● **WHAT YOU HAVE TO DO**:
Your answer should be a single number: the count of lines that hold the word "this".

● **Code that draws figures**:
━━━

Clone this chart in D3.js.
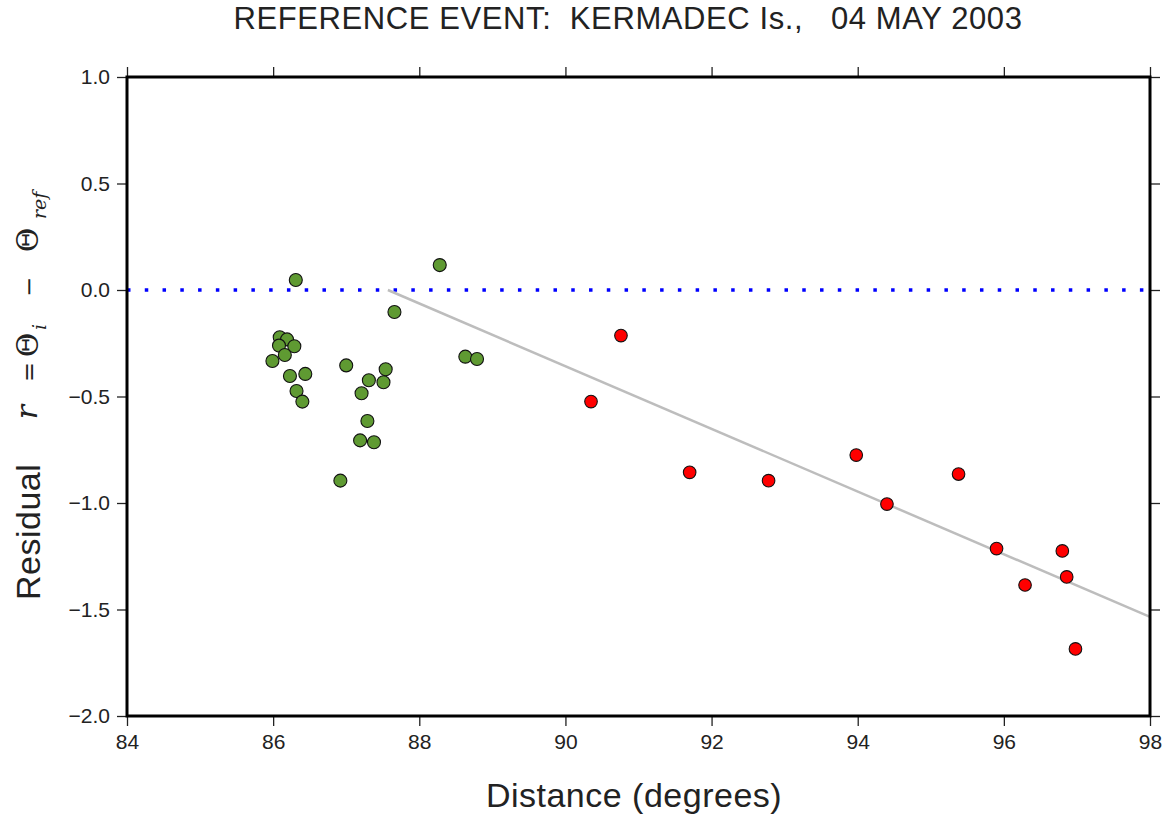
<!DOCTYPE html>
<html>
<head>
<meta charset="utf-8">
<script src="https://cdn.jsdelivr.net/npm/d3@7"></script>
<style>
  body { margin: 0; background: #fff; }
  text { font-family: "Liberation Sans", Arial, sans-serif; fill: #222; }
</style>
</head>
<body>
<div id="canvas"></div>
<script>
// stations before the reference (green) and after it (red)
var greenDist = [86.31, 88.28, 87.66, 86.09, 86.19, 86.08, 86.29, 86.16, 85.99, 87.00, 88.63, 88.79,
  86.23, 86.44, 87.54, 87.31, 87.51, 86.32, 87.21, 86.40, 87.29, 87.19, 87.38, 86.92];
var greenRes = [0.047, 0.117, -0.103, -0.222, -0.232, -0.261, -0.264, -0.305, -0.333, -0.354, -0.313, -0.324,
  -0.404, -0.394, -0.372, -0.424, -0.433, -0.474, -0.485, -0.524, -0.615, -0.706, -0.715, -0.895];

var redDist = [90.35, 90.76, 91.70, 92.78, 93.98, 94.40, 95.38, 95.90, 96.29, 96.80, 96.86, 96.98];
var redRes = [-0.524, -0.214, -0.856, -0.895, -0.775, -1.005, -0.864, -1.214, -1.385, -1.225, -1.347, -1.685];

// fitted trend line
var fitDist = [87.57, 98];
var fitRes = [0, -1.535];

var xTicks = [84, 86, 88, 90, 92, 94, 96, 98];
var yTicks = [1.0, 0.5, 0.0, -0.5, -1.0, -1.5, -2.0];

var width = 1170,
  height = 818;
var margin = { top: 77, right: 20, bottom: 102, left: 127 };

var svg = d3
  .select("#canvas")
  .append("svg")
  .attr("width", width)
  .attr("height", height);

var x = d3.scaleLinear().domain([84, 98]).range([margin.left, width - margin.right]);
var y = d3.scaleLinear().domain([-2, 1]).range([height - margin.bottom, margin.top]);

var fmtY = function(d) {
  return d3.format(".1f")(d).replace("-", "\u2212");
};

// ticks on all four sides, outward
function tickStyle(g) {
  g.select(".domain").remove();
  g.selectAll(".tick line").attr("stroke", "#222").attr("stroke-width", 1.3);
  g.selectAll(".tick text").style("font-size", "21px").attr("fill", "#222");
}

svg.append("g")
  .attr("transform", "translate(0," + y(-2) + ")")
  .call(d3.axisBottom(x).tickValues(xTicks).tickSize(10).tickPadding(8).tickFormat(d3.format("d")))
  .call(tickStyle);

svg.append("g")
  .attr("transform", "translate(0," + y(1) + ")")
  .call(d3.axisTop(x).tickValues(xTicks).tickSize(10).tickFormat(""))
  .call(tickStyle);

svg.append("g")
  .attr("transform", "translate(" + x(84) + ",0)")
  .call(d3.axisLeft(y).tickValues(yTicks).tickSize(10).tickPadding(7).tickFormat(fmtY))
  .call(tickStyle);

svg.append("g")
  .attr("transform", "translate(" + x(98) + ",0)")
  .call(d3.axisRight(y).tickValues(yTicks).tickSize(10).tickFormat(""))
  .call(tickStyle);

// zero reference (dotted blue)
svg.append("line")
  .attr("x1", x(84))
  .attr("x2", x(98))
  .attr("y1", y(0))
  .attr("y2", y(0))
  .attr("stroke", "#0000ff")
  .attr("stroke-width", 3.5)
  .attr("stroke-dasharray", "3.5,14.27");

// trend line
svg.append("path")
  .datum(d3.zip(fitDist, fitRes))
  .attr("fill", "none")
  .attr("stroke", "#bdbdbd")
  .attr("stroke-width", 2.5)
  .attr("d", d3.line().x(function(d) { return x(d[0]); }).y(function(d) { return y(d[1]); }));

svg.append("g")
  .selectAll("circle")
  .data(d3.zip(greenDist, greenRes))
  .enter()
  .append("circle")
  .attr("cx", function(d) { return x(d[0]); })
  .attr("cy", function(d) { return y(d[1]); })
  .attr("r", 6.5)
  .attr("fill", "#5f9a32")
  .attr("stroke", "#111")
  .attr("stroke-width", 1.1);

svg.append("g")
  .selectAll("circle")
  .data(d3.zip(redDist, redRes))
  .enter()
  .append("circle")
  .attr("cx", function(d) { return x(d[0]); })
  .attr("cy", function(d) { return y(d[1]); })
  .attr("r", 6.3)
  .attr("fill", "#ff0000")
  .attr("stroke", "#111")
  .attr("stroke-width", 1.1);

// frame
svg.append("rect")
  .attr("x", x(84))
  .attr("y", y(1))
  .attr("width", x(98) - x(84))
  .attr("height", y(-2) - y(1))
  .attr("fill", "none")
  .attr("stroke", "#000")
  .attr("stroke-width", 3);

// title
svg.append("text")
  .attr("x", 628)
  .attr("y", 29)
  .attr("text-anchor", "middle")
  .style("font-size", "31px")
  .style("letter-spacing", "0.6px")
  .style("white-space", "pre")
  .text("REFERENCE EVENT:  KERMADEC Is.,   04 MAY 2003");

svg.append("text")
  .attr("x", 634)
  .attr("y", 807)
  .attr("text-anchor", "middle")
  .style("font-size", "34px")
  .style("letter-spacing", "0.5px")
  .text("Distance (degrees)");

// y label, built piece by piece along the rotated axis
var ylab = svg.append("g").attr("transform", "translate(40,600) rotate(-90)");
ylab.append("text")
  .attr("x", 0)
  .attr("y", 0)
  .style("font-size", "34px")
  .style("letter-spacing", "0.5px")
  .text("Residual");

var serif = '"DejaVu Serif", "Liberation Serif", serif';
function piece(txt, px, py, size, italic, anchor) {
  ylab.append("text")
    .attr("x", px)
    .attr("y", py)
    .attr("text-anchor", anchor || "start")
    .style("font-family", serif)
    .style("font-size", size + "px")
    .style("font-style", italic ? "italic" : "normal")
    .text(txt);
}
piece("r", 188, -3, 30, true, "middle");
piece("=", 228, -3, 24, false, "middle");
piece("\u0398", 255, -2, 30, false, "middle");
piece("i", 270, 6, 19, true);
piece("\u2212", 313, -3, 24, false, "middle");
piece("\u0398", 360, -2, 30, false, "middle");
piece("ref", 381, 6, 19, true);
</script>
</body>
</html>
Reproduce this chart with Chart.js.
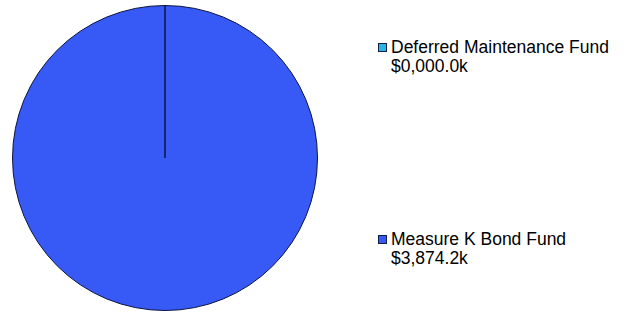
<!DOCTYPE html>
<html>
<head>
<meta charset="utf-8">
<script src="https://cdn.jsdelivr.net/npm/chart.js@4"></script>
<style>
  body { margin: 0; background: #fff; width: 624px; height: 313px; overflow: hidden; position: relative; }
  #wrap { position: absolute; left: 0; top: 0; width: 330px; height: 313px; }
  .item { position: absolute; left: 378px; font-family: "Liberation Sans", Arial, sans-serif; font-size: 17.5px; line-height: 19px; color: #000; }
  .box { position: absolute; left: 0; top: 5px; width: 7px; height: 7px; border: 1px solid #102040; }
  .txt { position: absolute; left: 13px; top: 0; white-space: nowrap; }
</style>
</head>
<body>
<div id="wrap"><canvas id="myChart"></canvas></div>
<div id="legend"></div>
<script>
const labels = ["Deferred Maintenance Fund", "Measure K Bond Fund"];
const amounts = ["$0,000.0k", "$3,874.2k"];
const values = [0, 3874.2];
const colors = ["#27b4e6", "#3759f6"];
const legendTop = [38, 230];

// legend on the right, two lines per item
const legend = document.getElementById('legend');
labels.forEach((lab, i) => {
  const d = document.createElement('div');
  d.className = 'item';
  d.style.top = legendTop[i] + 'px';
  d.innerHTML = `<div class="box" style="background:${colors[i]}"></div>
    <div class="txt">${lab}<br>${amounts[i]}</div>`;
  legend.appendChild(d);
});

const ctx = document.getElementById('myChart').getContext('2d');
new Chart(ctx, {
  type: 'pie',
  data: {
    labels: labels,
    datasets: [{
      data: values,
      backgroundColor: colors,
      borderColor: '#0a1440',
      borderWidth: 1
    }]
  },
  options: {
    responsive: true,
    maintainAspectRatio: false,
    animation: false,
    layout: { padding: { top: 4, bottom: 1, left: 12, right: 12 } },
    plugins: {
      legend: { display: false },
      tooltip: { enabled: false }
    }
  }
});
</script>
</body>
</html>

━━━

● **FINAL ANSWER**:
2